The giants who formed the Non-Aligned movement were Josip Broz Tito (Yugoslavia), Gamal Abdel Nasser (Egypt), Jawaharlal Nehru (India), Kwame Nkrumah (Ghana), and Sukarno (Indonesia). They gathered nations around the ‘Five Principles of Peaceful Coexistence’: mutual respect for territorial integrity and sovereignty, non-aggression, non-interference, equality and mutual benefit, and peaceful coexistence.
In a nutshell: the polar opposite of the Western rules-based order. Carney’s speech echoed many of the same sentiments.
“The powerful have their power. But we have something too – the capacity to stop pretending, to name reality, to build our strength at home and to act together. And it is a path wide open to any country willing to take it with us.”
Brilliant. But converting a speech into a movement that mobilises countries in an effective way requires commitment and resources we need to see emerge at pace.
In the 1960s and 70s, it was about small and middle powers navigating a course between two superpower blocs – a passage between Scylla (Soviet Union) and Charybdis (United States). Today we all must navigate the rough and rowdy world of the US, China and a resurgent Russia.

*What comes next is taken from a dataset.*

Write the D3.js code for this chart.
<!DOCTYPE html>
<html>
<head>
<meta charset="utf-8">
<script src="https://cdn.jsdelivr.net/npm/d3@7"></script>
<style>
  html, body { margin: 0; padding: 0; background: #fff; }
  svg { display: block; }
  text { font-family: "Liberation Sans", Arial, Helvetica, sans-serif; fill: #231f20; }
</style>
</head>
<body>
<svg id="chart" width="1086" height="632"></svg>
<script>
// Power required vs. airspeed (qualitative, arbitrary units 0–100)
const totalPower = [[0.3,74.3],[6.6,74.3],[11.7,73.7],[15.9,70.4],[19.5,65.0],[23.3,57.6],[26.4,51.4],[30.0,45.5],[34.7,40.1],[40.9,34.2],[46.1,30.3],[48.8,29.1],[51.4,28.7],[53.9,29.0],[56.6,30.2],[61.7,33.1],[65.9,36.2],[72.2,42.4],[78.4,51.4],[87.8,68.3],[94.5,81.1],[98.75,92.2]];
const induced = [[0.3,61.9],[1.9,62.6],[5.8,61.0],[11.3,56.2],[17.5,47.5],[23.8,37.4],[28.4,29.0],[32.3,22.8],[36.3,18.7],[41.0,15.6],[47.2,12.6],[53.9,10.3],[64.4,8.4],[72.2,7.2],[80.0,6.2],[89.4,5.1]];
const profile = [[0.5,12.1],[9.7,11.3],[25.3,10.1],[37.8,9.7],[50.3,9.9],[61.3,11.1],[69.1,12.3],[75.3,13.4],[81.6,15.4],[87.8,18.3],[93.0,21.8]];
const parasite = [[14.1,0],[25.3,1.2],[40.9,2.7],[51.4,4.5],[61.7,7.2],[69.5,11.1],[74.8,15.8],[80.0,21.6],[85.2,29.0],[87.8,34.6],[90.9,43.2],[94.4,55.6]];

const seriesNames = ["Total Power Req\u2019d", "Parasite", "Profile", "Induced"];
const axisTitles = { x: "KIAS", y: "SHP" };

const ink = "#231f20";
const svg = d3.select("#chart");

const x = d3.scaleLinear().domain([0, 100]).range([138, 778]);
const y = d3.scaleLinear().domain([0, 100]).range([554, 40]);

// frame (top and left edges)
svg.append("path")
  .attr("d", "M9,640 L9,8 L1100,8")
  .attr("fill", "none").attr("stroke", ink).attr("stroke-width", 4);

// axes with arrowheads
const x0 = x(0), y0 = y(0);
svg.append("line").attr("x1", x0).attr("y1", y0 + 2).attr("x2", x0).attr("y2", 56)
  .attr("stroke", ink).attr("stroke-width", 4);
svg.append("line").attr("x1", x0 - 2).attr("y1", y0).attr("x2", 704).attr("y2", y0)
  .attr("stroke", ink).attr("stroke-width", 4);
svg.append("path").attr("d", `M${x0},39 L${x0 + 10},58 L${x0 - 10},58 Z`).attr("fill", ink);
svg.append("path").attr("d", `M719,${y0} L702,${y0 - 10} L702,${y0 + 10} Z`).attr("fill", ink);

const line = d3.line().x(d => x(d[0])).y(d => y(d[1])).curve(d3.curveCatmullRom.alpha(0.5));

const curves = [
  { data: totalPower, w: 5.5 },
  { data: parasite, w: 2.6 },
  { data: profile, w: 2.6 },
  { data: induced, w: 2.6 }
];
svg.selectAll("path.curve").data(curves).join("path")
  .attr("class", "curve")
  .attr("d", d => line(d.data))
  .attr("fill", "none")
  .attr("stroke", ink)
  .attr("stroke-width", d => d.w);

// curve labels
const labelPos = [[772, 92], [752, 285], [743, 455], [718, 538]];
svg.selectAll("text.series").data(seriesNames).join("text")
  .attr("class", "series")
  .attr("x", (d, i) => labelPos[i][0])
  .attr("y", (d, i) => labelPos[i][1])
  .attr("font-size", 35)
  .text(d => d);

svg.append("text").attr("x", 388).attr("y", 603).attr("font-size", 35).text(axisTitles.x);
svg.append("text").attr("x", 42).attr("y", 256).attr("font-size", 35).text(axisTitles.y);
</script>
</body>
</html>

What is astonishing is that this time around, the impulse to rally together comes from the beating heart of the Western world – from Canada.
This should act as shock therapy to somnolent countries like Australia and New Zealand who cleave to a past that no longer exists. Carney has shown the power of looking at the world through untinted lenses (though Macron did look pretty cool in Davos in his blue sunnies).

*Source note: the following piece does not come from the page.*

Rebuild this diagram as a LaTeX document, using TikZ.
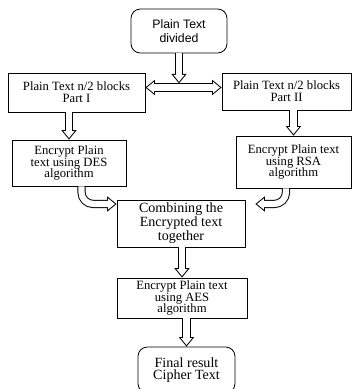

I don’t recall a Western leader being so open about the ear-splitting hypocrisy and double-dealing of the West. Most impressively, Carney gives a clear signal of what needs to be done to survive in this world of jostling hegemons. More submissive leaders like Christopher Luxon of New Zealand and Australia’s Anthony Albanese should take careful note because, as Carney says, we are at a turning point in the world.
Carney, who previously mumbled his way through issues like Venezuela and Gaza, made a valuable contribution to confronting the desolation of reality:
“First it means naming reality. Stop invoking ‘rules-based international order’ as though it still functions as advertised. Call it what it is: a system of intensifying great power rivalry where the most powerful pursue their interests using economic integration as a weapon of coercion.”

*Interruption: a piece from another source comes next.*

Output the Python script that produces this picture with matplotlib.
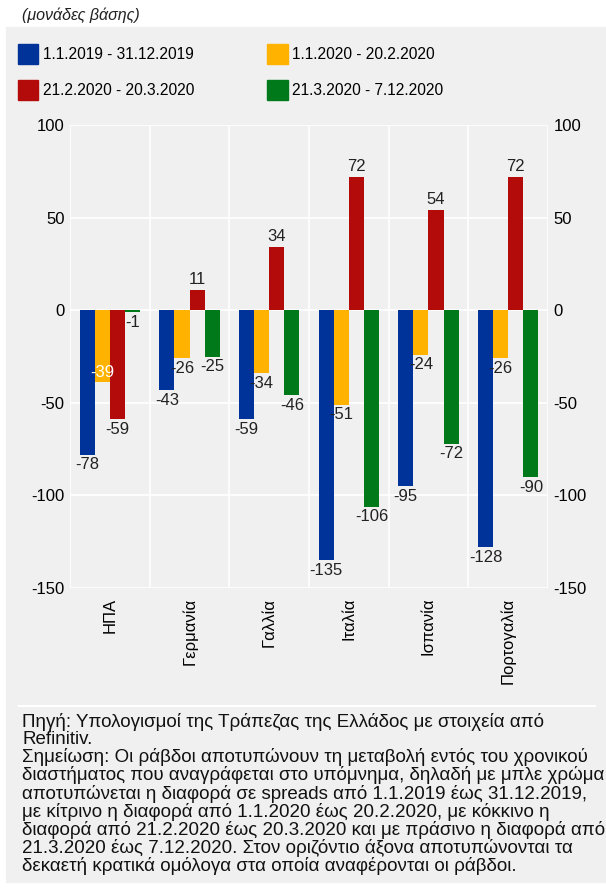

Noting the standing ovation Carney received, the threat to Greenland has clearly acted on the Western countries as a shock therapy that the Gaza genocide, the bombing of Iran and the attack on Venezuela failed to deliver.
Former leaders like prime minister Helen Clark of New Zealand have been arguing along these lines for years, advocating, for example, for a nuclear free Pacific and recommending “that we always pursue dialogue and engagement over confrontation.” Warning that Trump was too unstable to be relied on, she told a conference in 2025 that New Zealand “should join forces with other countries across regions who want to be coalitions for action around these issues, not just little Western clubs.”
I’ll give the last word to the late Julius Nyerere, first President of Tanzania, from a 1970 speech to the Non-Aligned Movement. It expresses a worldview in accord with Carney’s speech but which is the polar opposite of 500 years of Western conduct from Christopher Columbus to Donald Trump:
“By non-alignment we are saying to the Big Powers that we also belong to this planet. We are asserting the right of small, or militarily weaker, nations to determine their own policies in their own interests, and to have an influence on world affairs which accords with the right of all peoples to live on earth as human beings equal with other human beings. And we are asserting the right of all peoples to freedom and self-determination; therefore expressing an outright opposition to colonialism and international domination of one people by another.”